Released on 11/1/05 For Oct 2005
Federal Funds Rate, Target Level
 Actual 4.00%  
 Consensus 4.0%  

Highlights
The Fed did what everyone expected, raising their overnight federal funds policy target by 25 basis points once again, now to 4.00% with no end of "measured" hikes in sight. The vote was unanimous this time around.

In their prior meeting on Sept. 20, Fed Governor Mark Olsen voted against a rate hike on concern over the unknown effects of Hurricane Katrina. Policy makers then warned of uncertainty and a "set back" from the storm. But their current assessment describes the storm's negative effects on output and employment as temporary. They further said that rebuilding will likely augment future growth.

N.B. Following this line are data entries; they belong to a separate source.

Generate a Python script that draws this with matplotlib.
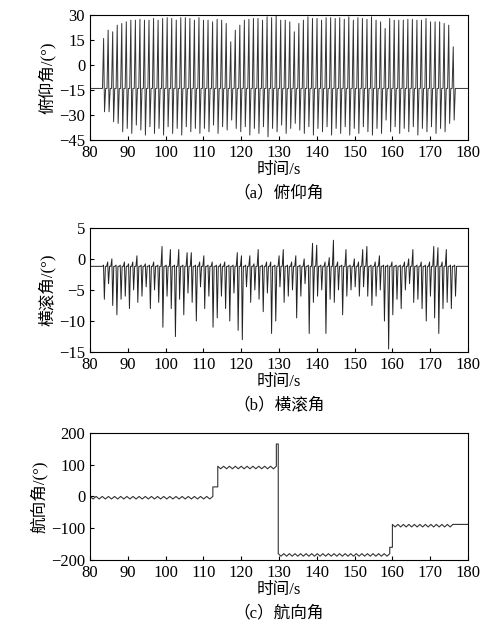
import numpy as np
import matplotlib
matplotlib.use('Agg')
import matplotlib.pyplot as plt

plt.rcParams['font.family'] = ['Liberation Serif', 'Noto Sans CJK SC']
plt.rcParams['font.size'] = 12

# --- data ---
# (a) pitch: per-cycle positive peak and negative peak, baseline
pitch_base = -14
pitch_hi = [16, 21, 20, 24, 25, 26, 27, 27, 27.5, 27, 27, 28, 27, 28, 28.5, 28, 27,
            28.5, 28.5, 28, 27, 28.5, 27, 27, 26, 27.5, 27, 25, 14, 21, 24, 27, 27.5,
            28, 28, 27, 29, 28.5, 29.5, 27, 27, 26, 20, 25, 27, 29, 28, 28, 27, 28.5,
            28.5, 28, 28.5, 27.5, 29, 27, 28.5, 28, 27.5, 29, 27, 26, 22, 28, 27, 27,
            27, 27.5, 27.5, 27, 27, 28, 26, 26, 26, 25, 24, 11]
pitch_lo = [-28, -28, -34, -35, -40, -38, -41, -36, -39, -42, -37, -41, -38, -42, -37,
            -41, -38, -42, -37, -40, -38, -41, -38, -40, -36, -41, -37, -39, -33, -38,
            -40, -37, -42, -38, -41, -37, -43, -38, -40, -36, -41, -38, -35, -39, -41,
            -37, -42, -38, -40, -37, -42, -38, -41, -37, -42, -38, -41, -37, -40, -42,
            -38, -41, -33, -40, -37, -41, -38, -40, -37, -42, -38, -40, -37, -41, -38,
            -40, -35, -33]
pitch_t0, pitch_t1 = 83.3, 175.8

# (b) roll: per-cycle upper spike and lower dip, baseline
roll_base = -1.2
roll_hi = [-1, -0.5, 0, -1, -1, -0.5, -0.8, -0.5, 0.5, -1, -0.8, -1, -0.5, -1, 2, -1, 1.5,
           -1, 1.5, -1, 1, 1, -1, -0.5, 0.5, -1, -0.5, -1, -0.8, -0.5, -1, -1, 1, 0.5,
           -1, 0.5, -0.8, 1.5, -1, -0.5, -0.5, -1, 0.5, 1.5, -1, -0.5, 0.5, -1, 0, -1,
           2.5, 2.2, -1, -0.5, 0.2, 3, -0.5, -1, 1.5, -1, 0, -0.5, 1.5, 2, -1, -0.5,
           0.5, -1, -1, -0.5, -1, -1, -0.5, 0, 1.5, -1, -0.5, -1, -0.5, 2, 1.8, -0.5,
           1.5, -1, -1]
roll_lo = [-6.5, -4, -7.5, -9, -6.5, -6, -8, -5, -7, -6, -4.5, -8, -5, -7, -11, -6, -8,
           -12.5, -6.5, -9, -5.5, -7, -10, -4.5, -8, -6, -11, -9.5, -6, -8, -10, -5.5,
           -11.5, -13, -4.5, -7, -5, -6.5, -8.5, -5.5, -12, -10, -4.5, -7, -6, -5,
           -9.5, -6, -4, -12, -7, -6, -5, -12, -6.5, -7, -5, -9, -6, -5, -4.5, -6,
           -4.5, -6, -7.5, -6, -5, -10, -14.5, -9, -6.5, -8, -5, -4, -7, -6.5, -8,
           -10, -6, -9.5, -12, -8, -7, -8, -6]
roll_t0, roll_t1 = 83.3, 176.2

# (c) heading: segment levels, ripple depth and ripple count
head_edges = [80, 112.5, 113.8, 129.3, 129.8, 159.3, 160.0, 176.0, 180]
head_levels = [0, 30, 95, 165, -180, -160, -88, -88]
head_ripples = [20, 0, 10, 0, 20, 0, 11, 0]
head_depth = [8, 0, 8, 0, 8, 0, 8, 0]


def spike_series(t0, t1, base, hi, lo):
    n = len(hi)
    starts = np.linspace(t0, t1, n)
    step = (t1 - t0) / (n - 1)
    t = [80.0]
    y = [base]
    for s, h, l in zip(starts, hi, lo):
        t += [s, s + 0.25 * step, s + 0.45 * step, s + 0.7 * step]
        y += [base, h, l, base]
    t.append(180.0)
    y.append(base)
    return np.array(t), np.array(y)


def heading_series():
    t, y = [], []
    for i, lev in enumerate(head_levels):
        a, b = head_edges[i], head_edges[i + 1]
        k = head_ripples[i]
        if k == 0:
            t += [a, b]
            y += [lev, lev]
        else:
            xs = np.linspace(a, b, k + 1)
            for j in range(k):
                m = 0.5 * (xs[j] + xs[j + 1])
                t += [xs[j], m, xs[j + 1]]
                y += [lev, lev - head_depth[i], lev]
    return np.array(t), np.array(y)


fig = plt.figure(figsize=(5, 6.31), dpi=100)
L, W = 0.18, 0.756

def style(ax, ylim, yticks, ylabel, caption):
    ax.set_xlim(80, 180)
    ax.set_ylim(*ylim)
    ax.set_xticks(range(80, 181, 10))
    ax.set_yticks(yticks)
    ax.tick_params(direction='in', length=3, labelsize=12, top=False, right=False)
    ax.set_ylabel(ylabel, fontsize=12, labelpad=2)
    ax.set_xlabel('时间/s', fontsize=12, labelpad=1)
    ax.text(0.5, -0.36, caption, transform=ax.transAxes, ha='center', va='top', fontsize=12)

ax1 = fig.add_axes([L, 0.778, W, 0.198])
t, y = spike_series(pitch_t0, pitch_t1, pitch_base, pitch_hi, pitch_lo)
ax1.plot(t, y, color='#333333', lw=0.7)
style(ax1, (-45, 30), range(-45, 31, 15), '俯仰角/(°)', '（a）俯仰角')

ax2 = fig.add_axes([L, 0.442, W, 0.197])
t, y = spike_series(roll_t0, roll_t1, roll_base, roll_hi, roll_lo)
ax2.plot(t, y, color='#222222', lw=0.7)
style(ax2, (-15, 5), range(-15, 6, 5), '横滚角/(°)', '（b）横滚角')

ax3 = fig.add_axes([L, 0.1125, W, 0.2015])
t, y = heading_series()
ax3.plot(t, y, color='#333333', lw=0.8)
style(ax3, (-200, 200), range(-200, 201, 100), '航向角/(°)', '（c）航向角')

fig.savefig('out.png', dpi=100)
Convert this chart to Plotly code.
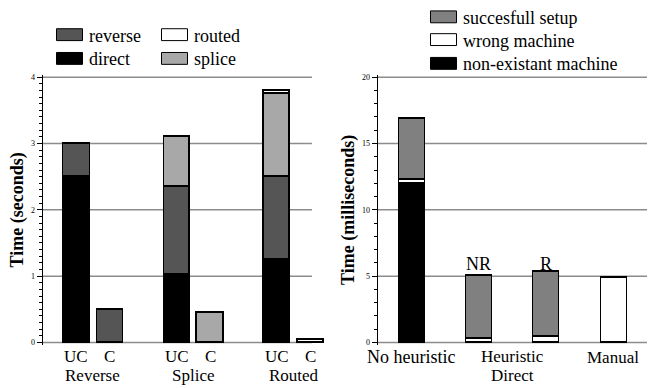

The language on inflation was little changed. The statement cited high energy and other costs, which it warned have the potential to add to inflation, but repeated that core inflation and long-term inflation expectations remain contained.

There was little initial reaction in the financial markets. The statement will not awaken talk of 50-basis-point moves, and hawks may be a bit disappointed that concern over inflation still appears limited. But the message is clear: the Fed will continue to scale back what it sees as accommodative monetary policy.

Market Consensus Before Announcement
There does not appear to be any disagreement over the course of monetary policy these days - market players are expecting that the FOMC will indeed vote to raise the federal funds rate target by 25 basis points to 4 percent at the November 1 meeting. After seeing the minutes of the September meeting, market players will be looking for changes in the post-meeting statement.

Federal funds rate target Consensus Forecast for Nov 1 05: 4 percent (+0.25 percent)
Range: None
Trends
[Chart] The Fed closely monitors the core PCE deflator to indicate whether or not policy is approximately correct, overly accommodative, or too restrictive. The PCE deflator is prefered to the CPI because it is more closely aligned to the cost of living than the CPI (which measures a fixed basket of goods & services.)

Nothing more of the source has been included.